[StarCluster] Star cluster issues when running MIST over the cloud

Jacob Barhak jacob.barhak at gmail.com
Wed Jul 24 18:47:35 EDT 2013


Thanks Again Rayson,

Your explanation allowed me to continue. I had to jump through several
hoops since the windows cmd terminal does not handle the special characters
well and working with vi without seeing what you do is terrible - perhaps
there is a simple fix for this. Never the less, once the SGE configuration
file was fixed I launched the simulations again.

This time simulations stopped at 1331 jobs waiting in queue. I run qstat -j
and it provided me with the attached output. Basically, it seems that the
system does not handle dependencies I have in the simulation for some
reason or it just overloads. It seems to stop all queues at some point.

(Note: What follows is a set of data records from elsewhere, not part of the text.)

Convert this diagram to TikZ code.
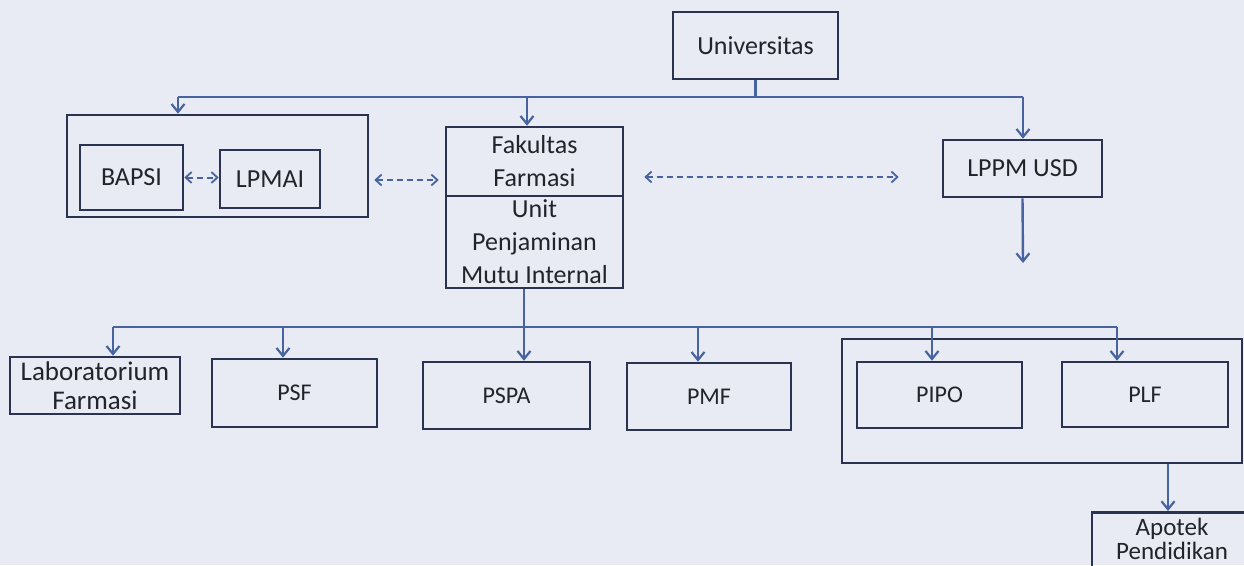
\documentclass[tikz,border=0pt]{standalone}
\usepackage{fontspec}
\setmainfont{Carlito}
\usetikzlibrary{arrows.meta}
\definecolor{paper}{RGB}{232,235,244}
\definecolor{boxc}{RGB}{42,52,80}
\definecolor{linec}{RGB}{72,100,160}
\definecolor{txt}{RGB}{35,35,42}
\tikzset{
  box/.style={draw=boxc, line width=2.6pt, inner sep=0pt, align=center, text=txt,
    font=\fontsize{26}{33}\selectfont},
  pbox/.style={box, font=\fontsize{24}{29}\selectfont},
  conn/.style={draw=linec, line width=2.4pt},
  arr/.style={conn, -{Straight Barb[length=8pt,width=13pt,line width=2.2pt]}},
  darr/.style={draw=linec, line width=2pt, dash pattern=on 6pt off 4pt,
    {Straight Barb[length=6pt,width=11pt,line width=1.8pt]}-{Straight Barb[length=6pt,width=11pt,line width=1.8pt]}}
}
\begin{document}
\begin{tikzpicture}[x=1pt,y=-1pt]
\fill[paper] (0,0) rectangle (1244,565);
\useasboundingbox (0,0) rectangle (1244,565);
\clip (0,0) rectangle (1244,565);
% top level
\node[box, minimum width=165pt, minimum height=67pt] (univ) at (755.5,45.5) {Universitas};
\node[box, minimum width=301pt, minimum height=102pt] (lout) at (217.5,166) {};
\node[box, minimum width=103pt, minimum height=65pt] (bapsi) at (131.5,177.5) {BAPSI};
\node[box, minimum width=100pt, minimum height=58pt] (lpmai) at (270,179) {LPMAI};
\node[box, minimum width=177pt, minimum height=69pt] (fak) at (534.5,161.5) {Fakultas\\Farmasi};
\node[box, minimum width=177pt, minimum height=92pt] (upmi) at (534.5,242) {Unit\\Penjaminan\\Mutu Internal};
\node[box, minimum width=159pt, minimum height=57pt] (lppm) at (1022.5,168.5) {LPPM USD};
% bottom level
\node[box, minimum width=400pt, minimum height=124pt] (rout) at (1042,401) {};
\node[box, minimum width=170pt, minimum height=57pt, font=\fontsize{27}{29}\selectfont] (lab) at (95,385.5) {Laboratorium\\Farmasi};
\node[pbox, minimum width=165pt, minimum height=68pt] (psf) at (294.5,393) {PSF};
\node[pbox, minimum width=167pt, minimum height=67pt] (pspa) at (506.5,395.5) {PSPA};
\node[pbox, minimum width=164pt, minimum height=67pt] (pmf) at (709,396.5) {PMF};
\node[pbox, minimum width=165pt, minimum height=66pt] (pipo) at (939.5,395) {PIPO};
\node[pbox, minimum width=166pt, minimum height=65pt] (plf) at (1145,394.5) {PLF};
\node[box, anchor=north, minimum width=160pt, inner xsep=0pt, inner ysep=6pt, font=\fontsize{25}{24}\selectfont] (apotek) at (1172,511) {Apotek\\Pendidikan\\[2pt]};
% top connectors
\coordinate (tL) at (178,97);
\coordinate (tF) at (527,97);
\coordinate (tR) at (1023,97);
\draw[conn] (univ.south) -- (univ.south |- tL);
\draw[conn] (tL) -- (tR);
\draw[arr] (tL) -- (tL |- lout.north);
\draw[arr] (tF) -- (tF |- fak.north);
\draw[arr] (tR) -- (tR |- lppm.north);
\coordinate (lppmend) at (1023,263);
\draw[arr] (lppm.south) -- (lppmend);
% dashed links
\draw[darr] (bapsi.east) -- (lpmai.west |- bapsi.east);
\draw[darr, shorten <=5pt, shorten >=6pt] (lout.east |- 0,180) -- (fak.west |- 0,180);
\draw[darr, shorten <=20pt, shorten >=43pt] (fak.east |- 0,177) -- (lppm.west |- 0,177);
% bottom connectors
\coordinate (bL) at (113,327);
\coordinate (bS) at (283,327);
\coordinate (bT) at (524,327);
\coordinate (bM) at (698,327);
\coordinate (bP) at (932,327);
\coordinate (bR) at (1117,327);
\draw[conn] (bT |- upmi.south) -- (bT);
\draw[conn] (bL) -- (bR);
\draw[arr] (bL) -- (bL |- lab.north);
\draw[arr] (bS) -- (bS |- psf.north);
\draw[arr] (bT) -- (bT |- pspa.north);
\draw[arr] (bM) -- (bM |- pmf.north);
\draw[arr] (bP) -- (bP |- pipo.north);
\draw[arr] (bR) -- (bR |- plf.north);
\coordinate (ap) at (1168,463);
\draw[arr] (rout.south -| ap) -- (ap |- apotek.north);
\end{tikzpicture}
\end{document}
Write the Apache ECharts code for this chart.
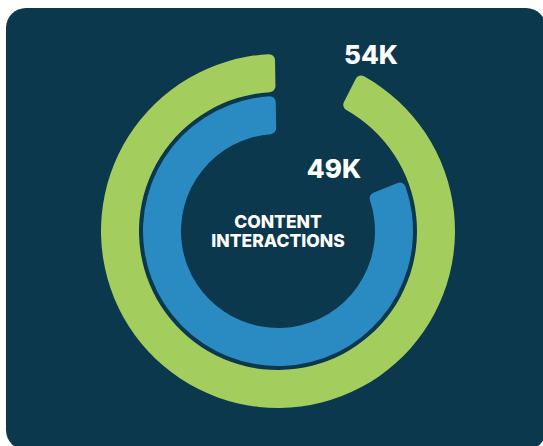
<!DOCTYPE html>
<html>
<head>
<meta charset="utf-8">
<script src="https://cdn.jsdelivr.net/npm/echarts@6/dist/echarts.min.js"></script>
<style>
	html, body { margin: 0; padding: 0; background: #fff; overflow: hidden; }
	#card { position: absolute; left: 6px; top: 8px; width: 540px; height: 442px; border-radius: 20px; background: #0b384d; }
	#main { position: absolute; left: 0; top: 0; width: 543px; height: 446px; }
</style>
</head>
<body>
<div id="card"></div>
<div id="main"></div>
<script>
// ring data: outer = green, inner = blue
var seriesNames = ['outer', 'inner'];
var valueLabels = ['54K', '49K'];
var fillPercent = [92.2, 80.8]; // share of the full circle each ring covers
var centerLines = ['CONTENT', 'INTERACTIONS'];

var colors = ['#a3ce5d', '#2a8bc3'];
var radii = [[139, 177], [97, 135]];
var labelPos = [[371, 54], [334, 168]];

var myChart = echarts.init(document.getElementById('main'), null, { renderer: 'svg' });

var series = [];
var titles = [];
for (var i = 0; i < seriesNames.length; i++) {
	series.push({
		name: seriesNames[i],
		type: 'pie',
		center: [278, 231],
		radius: radii[i],
		startAngle: 91,
		clockwise: false,
		silent: true,
		label: { show: false },
		labelLine: { show: false },
		data: [
			{ value: fillPercent[i], itemStyle: { color: colors[i], borderRadius: 6 } },
			{ value: 100 - fillPercent[i], itemStyle: { color: 'transparent' } }
		]
	});
	titles.push({
		text: valueLabels[i],
		left: labelPos[i][0],
		top: labelPos[i][1],
		padding: 0,
		textAlign: 'center',
		textVerticalAlign: 'middle',
		textStyle: { color: '#fff', fontFamily: 'Inter', fontWeight: 800, fontSize: 26 }
	});
}

titles.push({
	text: centerLines.join('\n'),
	left: 278,
	top: 231,
	padding: 0,
	textAlign: 'center',
	textVerticalAlign: 'middle',
	textStyle: { color: '#fff', fontFamily: 'Inter', fontWeight: 800, fontSize: 17.5, lineHeight: 19 }
});

var option = {
	backgroundColor: 'transparent',
	animation: false,
	title: titles,
	series: series
};

myChart.setOption(option);
</script>
</body>
</html>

At
least this is what I understand from the output.

This may explain why this happens around 1300 jobs left. My simulation is
basically composed of 3 parts, the last 2 parts consist of  1248 + 1 jobs
that depend on the first 1248 jobs. My assumption - based on the output are
that dependencies get lost or perhaps overload the system - yet I may be
wrong and this is why I am asking the experts.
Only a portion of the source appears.